Bonn (agrar-PR) -
Am kommenden Sonntag wird in den christlichen Gemeinden das Erntedankfest gefeiert. Es hat seinen Ursprung in jenen Zeiten, in denen reiche Ernten eine Seltenheit, Missernten mit der Folge katastrophaler Hungersnöte um so häufiger war. Jede Ernte war ein Glücksfall, für den man dankbar sein musste. In
unserer industrialisierten Kultur scheint der notwendige
Erfahrungshorizont für ein Erntedankfest abhanden gekommen zu sein. Ein
überreichliches Angebot an Nahrungsmitteln aus aller Herren Länder ist
in unseren Breiten eine Selbstverständlichkeit geworden. Da mag die
heimische Ernte ausfallen wie sie will, kaum einer nimmt die Ernte
überhaupt noch wahr, wenn er nicht gerade in der Landwirtschaft
arbeitet.
Auch wenn in Deutschland und anderswo in Europa in diesem Jahr
deutlich weniger Getreide geerntet wurde als in den vergangenen Jahren,
brauchen sich die Verbraucher keine Sorgen zu machen, dass Mangel oder
gar - wie oft in früheren Jahrhunderten - eine Hungersnot ausbrechen
wird.

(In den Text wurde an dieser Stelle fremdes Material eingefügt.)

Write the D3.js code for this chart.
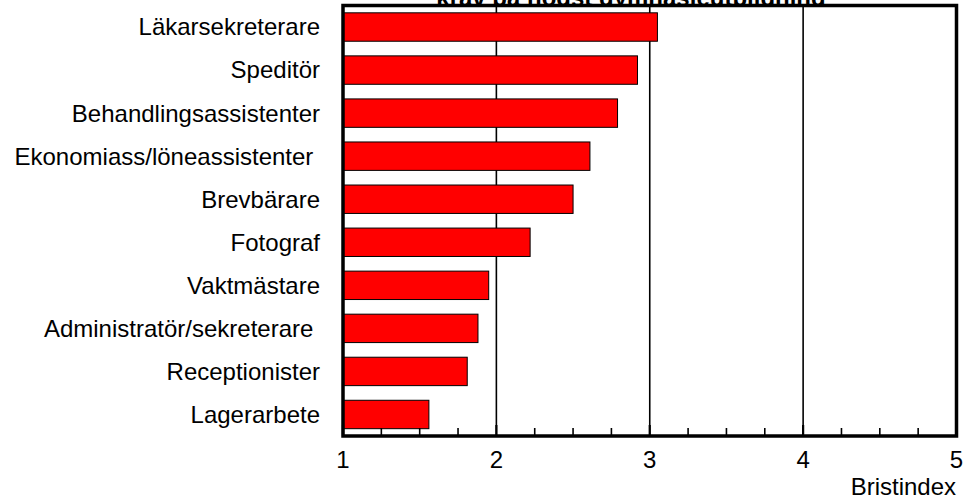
<!DOCTYPE html>
<html>
<head>
<meta charset="utf-8">
<script src="https://cdn.jsdelivr.net/npm/d3@7"></script>
<style>
  body { margin: 0; background: #fff; }
  text { font-family: Arial, "Liberation Sans", sans-serif; }
</style>
</head>
<body>
<div id="chart"></div>
<script>
// yrken och bristindex
const yrken = [
    'Läkarsekreterare',
    'Speditör',
    'Behandlingsassistenter',
    'Ekonomiass/löneassistenter ',
    'Brevbärare',
    'Fotograf',
    'Vaktmästare',
    'Administratör/sekreterare ',
    'Receptionister',
    'Lagerarbete'
];
const bristindex = [3.05, 2.92, 2.79, 2.61, 2.50, 2.22, 1.95, 1.88, 1.81, 1.56];
const xTicks = [1, 2, 3, 4, 5];
const titel = 'krav på högst gymnasieutbildning';
const axelTitel = 'Bristindex';

const width = 967, height = 504;
const m = { left: 343, right: 956.5, top: 5.5, bottom: 436 };

const svg = d3.select('#chart').append('svg')
    .attr('width', width)
    .attr('height', height);

const x = d3.scaleLinear().domain([1, 5]).range([m.left, m.right]);
const y = d3.scaleBand().domain(yrken).range([m.top, m.bottom])
    .paddingInner(0.34).paddingOuter(0.17);

// titel (till stor del bakom diagramytan)
svg.append('text')
    .attr('x', 631)
    .attr('y', 6)
    .attr('text-anchor', 'middle')
    .attr('font-size', 24)
    .attr('font-weight', 'bold')
    .text(titel);

// vit diagramyta
svg.append('rect')
    .attr('x', m.left).attr('y', m.top)
    .attr('width', m.right - m.left).attr('height', m.bottom - m.top)
    .attr('fill', '#fff');

// stödlinjer
svg.selectAll('line.grid')
    .data(xTicks.slice(1, -1))
    .enter()
    .append('line')
    .attr('class', 'grid')
    .attr('x1', d => x(d)).attr('x2', d => x(d))
    .attr('y1', m.top).attr('y2', m.bottom)
    .attr('stroke', '#000')
    .attr('stroke-width', 1.6);

// staplar
svg.selectAll('rect.bar')
    .data(yrken)
    .enter()
    .append('rect')
    .attr('class', 'bar')
    .attr('x', x(1))
    .attr('y', d => y(d))
    .attr('width', (d, i) => x(bristindex[i]) - x(1))
    .attr('height', y.bandwidth())
    .attr('fill', '#ff0000')
    .attr('stroke', '#000')
    .attr('stroke-width', 1);

// små streck längs x-axeln
const minor = d3.range(1, 5.001, 0.25);
svg.selectAll('line.minor')
    .data(minor)
    .enter()
    .append('line')
    .attr('class', 'minor')
    .attr('x1', d => x(d)).attr('x2', d => x(d))
    .attr('y1', m.bottom).attr('y2', d => Number.isInteger(d) ? m.bottom - 11 : m.bottom - 8)
    .attr('stroke', '#000')
    .attr('stroke-width', d => Number.isInteger(d) ? 2.2 : 1.6);

// ram
svg.append('rect')
    .attr('x', m.left).attr('y', m.top)
    .attr('width', m.right - m.left).attr('height', m.bottom - m.top)
    .attr('fill', 'none')
    .attr('stroke', '#000')
    .attr('stroke-width', 3.5);

// kategorietiketter
svg.selectAll('text.cat')
    .data(yrken)
    .enter()
    .append('text')
    .attr('class', 'cat')
    .attr('x', 320)
    .attr('y', d => y(d) + y.bandwidth() / 2)
    .attr('dy', '0.35em')
    .attr('text-anchor', 'end')
    .attr('font-size', 24)
    .style('white-space', 'pre')
    .text(d => d);

// x-axelns etiketter
svg.selectAll('text.tick')
    .data(xTicks)
    .enter()
    .append('text')
    .attr('class', 'tick')
    .attr('x', d => x(d))
    .attr('y', 468)
    .attr('text-anchor', 'middle')
    .attr('font-size', 24)
    .text(d => d);

svg.append('text')
    .attr('x', 956)
    .attr('y', 495)
    .attr('text-anchor', 'end')
    .attr('font-size', 24)
    .text(axelTitel);
</script>
</body>
</html>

Landwirte sichern mit den Marktpartnern im verarbeiteten Gewerbe,
Handwerk und Handel trotz wetterbedingt schwierigstem Vegetationsverlauf
auch in diesem Jahr wieder einen reichlich gedeckten Tisch.
Dennoch ist die Berechtigung von Erntedank aktuell geblieben. Das
gilt insbesondere für Landwirte. Denn der Erfolg ihrer Arbeit bleibt in
hohem Maße von Natur und Wetter abhängig. Wer wochenlang auf wärmeres,
sonnenreiches Wetter, danach vielleicht auf Regen gewartet hat und dann
wieder um gutes Erntewetter zittern musste, sieht eine gute Ernte in
einem anderen Licht. Für ihn gibt es Grund zur Dankbarkeit.
Vergessen sollte man auch nicht, dass die Menschheit insgesamt
weiterhin zwischen Überschuss und Mangel taumelt. Noch leidet ein
Drittel der Weltbevölkerung immer noch an Unterernährung. In weiten
Regionen der Erde ist der Hungertod etwas Alltägliches. In unseren
Breiten muss keiner mehr Angst haben, zu jener großen Zahl von Menschen
zu gehören, die statt "täglich Brot" täglich Hunger haben. Mehr als
bisher muss man deshalb dankbar sein für jedes Kilogramm an Getreide,
das irgendwo auf der Welt zusätzlich geerntet werden kann. Das Erntejahr
2010 sollte deutlich gemacht haben, dass wirklich alle Veranlassung
besteht, auch heute noch für eine gute Ernte dankbar zu sein.